A combination of the following flags must be provided as argument (combine via or-ing):
Sample rate setting flags
- SSDA_MODE_FULLRATE - 62.500 kHz @ 16 MHz, 31.250 kHz @ 8 MHz
- SSDA_MODE_HALFRATE - 31.250 kHz @ 16 MHz, 15.625 kHz @ 8 MHz
Output channel configuration flags
- SSDA_MODE_MONO - Use only 1st PWM pin
- SSDA_MODE_STEREO - Use both PWM pins for stereo output or mono 16 bit
- SSDA_MODE_QUADRO - Uses four PWM pins for either 4 speakers or stereo 16 Bit
- SSDA_MODE_MONO_BRIDGE - Use both PWM pins for more power (mono output only)
Auto worker call flag
- SSDA_MODE_AUTOWORKER - Add this flag and you don't need to call worker for playback
The function return true if successful, false if an error occurred. You can use getLastError() to retrieve the error code. Typical reasons for errors are wrong SD card connection or too low RAM (1k heap required) for internal buffer available.
setFile()
boolean setFile(char *fileName);
After init was successfull, call this to select audio file by providing the filename in 8.3 format.
The function return true if successful, false if an error occured. You can use getLastError() to retrieve the error code. Typical reasons for errors are that the file was not found.
worker()
void worker(void);
Call this continually at least as long as the audio playback is running. This function fills the internal playback buffer by reading the next sectors from SD card. You can´t call this function too often, but a buffer underrun can occur when the time between two calls are too long.

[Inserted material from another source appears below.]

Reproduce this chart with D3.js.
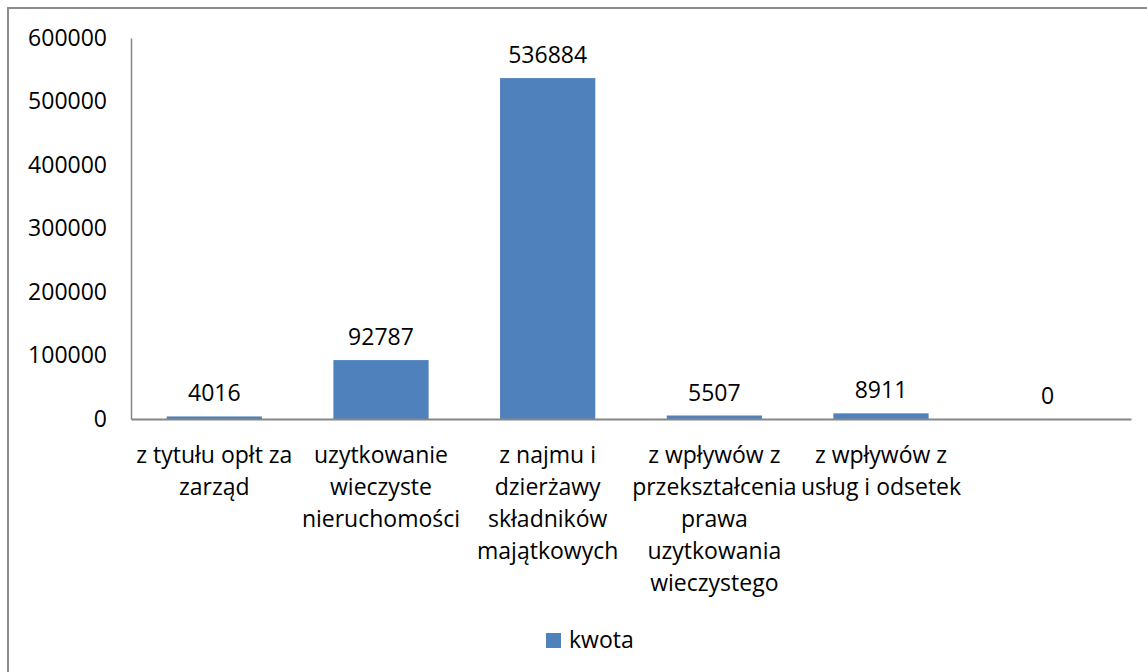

As of Version 1.03: Add the flagSSDA_MODE_AUTOWORKER
to init and worker will be called automatically in background interrupt. You don't need to call it yourself anymore. This makes audio playback more robust when Serial functions are used. However, it does not work in conjunction with Ethernet-Shield, as access to SPI bus must be properly shared between SD-card and Ethernet chip.
play()
void play(void);
If audio is not playing, playing will be started. If it is already playing, it will start playing from zero again.
stop()
void stop(void);
Stops playback if playing, sets playposition to zero.
pause()
void pause(void);
Pauses playing if not playing, resumes playing if was paused.
setSDCSPin()
void setSDCSPin(uint8_t csPin);
Call this before init to set SD-Cards CS-Pin to other than default.
setWorkBuffer()
void setWorkBuffer(uint8_t *pBuf, uint16_t bufSize);
Call this if you want to use your own buffer (at least 1024 bytes, must be multiple of 512). Call this before init and then init will use this buffer instead using malloc to create its own.
deInit()
void deInit(void);
Call this to free resources like buffer, release SD card pins, audio interrupts and audio pins.
dir()
void dir(void (*callback)(char *));
Output the directory of the SD card. A pointer to a callback function must be provided. The callback function is called once for every file found in the root directory of the card. The strings contain zero-termination but no linefeeds.
Usage example:
... // setup global callback function void dir_callback(char *buf) { Serial.println(buf); } ... // somewhere after initialization SdPlay.dir(&dir_callback);
isStopped(), isPlaying(), isPaused()
boolean isStopped(void); boolean isPlaying(void); boolean isPaused(void);
Returns the current state of the playback. The function isStopped() can be used after issuing play() to determine when the playback has finished.
isUnderrunOccured()
boolean isUnderrunOccured(void);
Returns if the internal underrun-flag is set and clears it. If audio sounds strange or has dropouts, test if underruns are the cause.
getLastError()
uint8_t getLastError(void);
Retrieve the last error code and clears it. To analyse the error reason, take a look also at the files sd_l1.h and sd_l2.h of the library to find the meaning of the code.
FAQ
It does not compile
- Are you using the latest version of Arduino IDE?
- SimpleSDAudio_V1.00 need at least V1.0.1 of Arduino IDE.
- SimpleSDAudio_V1.01 need at least V1.0 of Arduino IDE (remove complete block with !Serial from examples when using with Arduino IDE V1.0).
SdPlay.init fails
- Have you selected the correct CS pin for your SD-card? Uncomment the line
// SdPlay.setSDCSPin(10);
in the examples and enter correct pin number here. - Your SD shield may be crap and SD communication is only possible with limited speed. Try commenting the line
SPSR |= (1 << SPI2X);
in function SD_L0_SpiSetHighSpeed(). If this doesn't help, comment out also the first line and try again. If then init works you have a bad SD card shield.
How to use 16-Bit audio?
If you want to use 16-Bit audio, you need 2 PWM outputs joined together with a resistor (see above). Select SSDA_MODE_STEREO if you want one 16-Bit output channel, select SSDA_MODE_QUAD if you want two 16-Bit output channels (works only on Mega-Arduinos or with Timer2 patch).